Source from
https://github.com/giltene/wrk2
Wrk model, which is similar to the model found in many current load generators, computes the latency for a given request as the time from the sending the first byte of the quest to the time complete response was received.
While this model correctly meausures the actual completion time of individual requests, it exhits a strong Coordinated Omission effect, through which most of the high latency artifacts exhibited by the measured server will be ignored. Since each connection will only begin to send a request after receiving a response, high latency responses result in the load generator coordinating with the server to avoid measurement during high latency periods.

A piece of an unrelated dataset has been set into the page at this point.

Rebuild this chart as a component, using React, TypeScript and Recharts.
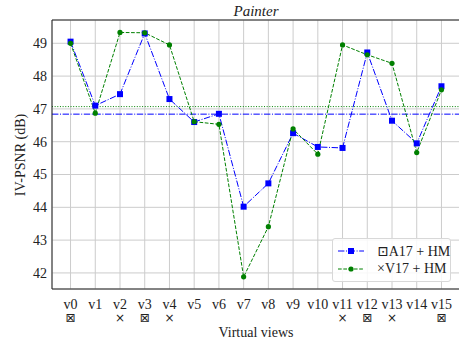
import { LineChart, Line, XAxis, YAxis, CartesianGrid, ReferenceLine, Customized } from 'recharts';

const views = ['v0', 'v1', 'v2', 'v3', 'v4', 'v5', 'v6', 'v7', 'v8', 'v9', 'v10', 'v11', 'v12', 'v13', 'v14', 'v15'];
const viewMarks = ['⊠', '', '×', '⊠', '×', '', '', '', '', '', '', '×', '⊠', '×', '', '⊠'];
const a17Hm = [49.05, 47.1, 47.45, 49.3, 47.3, 46.6, 46.85, 44.02, 44.73, 46.26, 45.84, 45.81, 48.72, 46.64, 45.95, 47.69];
const v17Hm = [49.0, 46.87, 49.33, 49.32, 48.95, 46.61, 46.53, 41.88, 43.41, 46.39, 45.62, 48.95, 48.65, 48.39, 45.67, 47.58];
const a17HmMean = 46.84;
const v17HmMean = 47.07;
const yTicks = [42, 43, 44, 45, 46, 47, 48, 49];

const Y_MIN = 41.51;
const Y_MAX = 49.71;
const FONT = '"Liberation Serif", "DejaVu Serif", serif';
const BLUE = '#0000ff';
const GREEN = '#008000';
const SPINE = '#222222';

const data = views.map((v, i) => ({ i, view: v, a17: a17Hm[i], v17: v17Hm[i] }));

const ViewTick = ({ x, y, payload }: any) => {
  const idx = payload.value as number;
  return (
    <g>
      <text x={x} y={y + 13} textAnchor="middle" dominantBaseline="central" style={{ fontFamily: FONT, fontSize: 14 }} fill="#222">
        {views[idx]}
      </text>
      {viewMarks[idx] && (
        <text x={x} y={y + 27} textAnchor="middle" dominantBaseline="central" style={{ fontFamily: '"DejaVu Sans", sans-serif', fontSize: 12 }} fill="#222">
          {viewMarks[idx]}
        </text>
      )}
    </g>
  );
};

const SquareDot = ({ cx, cy, index }: any) => (
  <rect key={`sq-${index}`} x={cx - 3} y={cy - 3} width={6} height={6} fill={BLUE} />
);

const CircleDot = ({ cx, cy, index }: any) => (
  <circle key={`ci-${index}`} cx={cx} cy={cy} r={2.6} fill={GREEN} />
);

// title and axis captions
const Texts = () => (
  <g fill="#222">
    <text x={256} y={11} textAnchor="middle" dominantBaseline="central" style={{ fontFamily: FONT, fontSize: 15, fontStyle: 'italic' }}>
      Painter
    </text>
    <text transform="translate(20,155) rotate(-90)" textAnchor="middle" dominantBaseline="central" style={{ fontFamily: FONT, fontSize: 14 }}>
      IV-PSNR (dB)
    </text>
    <text x={256} y={332} textAnchor="middle" dominantBaseline="central" style={{ fontFamily: FONT, fontSize: 14 }}>
      Virtual views
    </text>
  </g>
);

const LegendBox = () => (
  <div
    style={{
      position: 'absolute',
      left: 332,
      top: 238,
      width: 119,
      height: 44,
      background: 'rgba(255,255,255,0.85)',
      border: '1px solid #d8d8d8',
      borderRadius: 3,
      boxSizing: 'border-box',
      fontFamily: FONT,
      fontSize: 14,
      color: '#222',
    }}
  >
    {[
      { label: '⊡A17 + HM', color: BLUE, dash: '6.4 1.6 1 1.6', square: true },
      { label: '×V17 + HM', color: GREEN, dash: '3.7 1.6', square: false },
    ].map((item, k) => (
      <div key={k} style={{ position: 'absolute', left: 4, top: 4 + k * 18, height: 16, display: 'flex', alignItems: 'center' }}>
        <svg width={28} height={16}>
          <line x1={1} y1={8} x2={27} y2={8} stroke={item.color} strokeWidth={1} strokeDasharray={item.dash} />
          {item.square ? (
            <rect x={11} y={5} width={6} height={6} fill={item.color} />
          ) : (
            <circle cx={14} cy={8} r={2.6} fill={item.color} />
          )}
        </svg>
        <span style={{ marginLeft: 12, whiteSpace: 'nowrap' }}>{item.label}</span>
      </div>
    ))}
  </div>
);

export default function App() {
  return (
    <div style={{ position: 'fixed', left: 0, top: 0, width: 460, height: 344, background: '#fff' }}>
      <LineChart width={460} height={344} data={data} margin={{ top: 20, right: 0, bottom: 0, left: 0 }}>
        <CartesianGrid stroke="#cccccc" strokeWidth={1} />
        <XAxis
          dataKey="i"
          type="number"
          domain={[-0.75, 15.75]}
          ticks={views.map((_, i) => i)}
          interval={0}
          height={55}
          tickLine={false}
          tickSize={0}
          axisLine={{ stroke: SPINE }}
          tick={<ViewTick />}
          allowDataOverflow
        />
        <YAxis
          type="number"
          domain={[Y_MIN, Y_MAX]}
          ticks={yTicks}
          width={52}
          tickLine={false}
          tickSize={0}
          tickMargin={5}
          axisLine={{ stroke: SPINE }}
          tick={{ fontFamily: FONT, fontSize: 14, fill: '#222' }}
          allowDataOverflow
        />
        <ReferenceLine y={Y_MAX} stroke={SPINE} />
        <ReferenceLine y={a17HmMean} stroke={BLUE} strokeDasharray="6.4 1.6 1 1.6" />
        <ReferenceLine y={v17HmMean} stroke={GREEN} strokeDasharray="1 1.65" />
        <Line
          dataKey="a17"
          stroke={BLUE}
          strokeWidth={1}
          strokeDasharray="6.4 1.6 1 1.6"
          dot={<SquareDot />}
          isAnimationActive={false}
        />
        <Line
          dataKey="v17"
          stroke={GREEN}
          strokeWidth={1}
          strokeDasharray="3.7 1.6"
          dot={<CircleDot />}
          isAnimationActive={false}
        />
        <Customized component={<Texts />} />
      </LineChart>
      <LegendBox />
    </div>
  );
}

Some completely asychronous load generators can avoid Coordinated Omission by sending requests without waiting for previous responses to arrive. When the application being measured may involve multiple serial request/response interactions within each connection, or a blocking protocol (as in the case with most TCP and HTTP workloads), this completely asynchronoous behavior is usually not a viable option.
The model I chose to avoid Coordinated Omission in wrk2 combines the use of constant throughput load generation with latency measurement that takes the intended constant throughput into account. Rather tahn measure reponse latency from the time the actual transmission of a request occurred, wrk2 measures response latncy from the time that transmission should have occurred according to the constant throughput configured for the run. When responses take longer than normal (arriving later than the next request should have been sent), the true latency of the subsequent requests will be appropriately reflected in the recorded latency stats.
Note: This technique can be applied to variable throughput loaders. It requires a “model” or “plan” that can provide the intended start time if each request. Constant throughput load generators Make this trivial to model. More complicated schemes (such as varying throughput or stochastic arrival models) would likely require a detailed model and some memory to provide this information.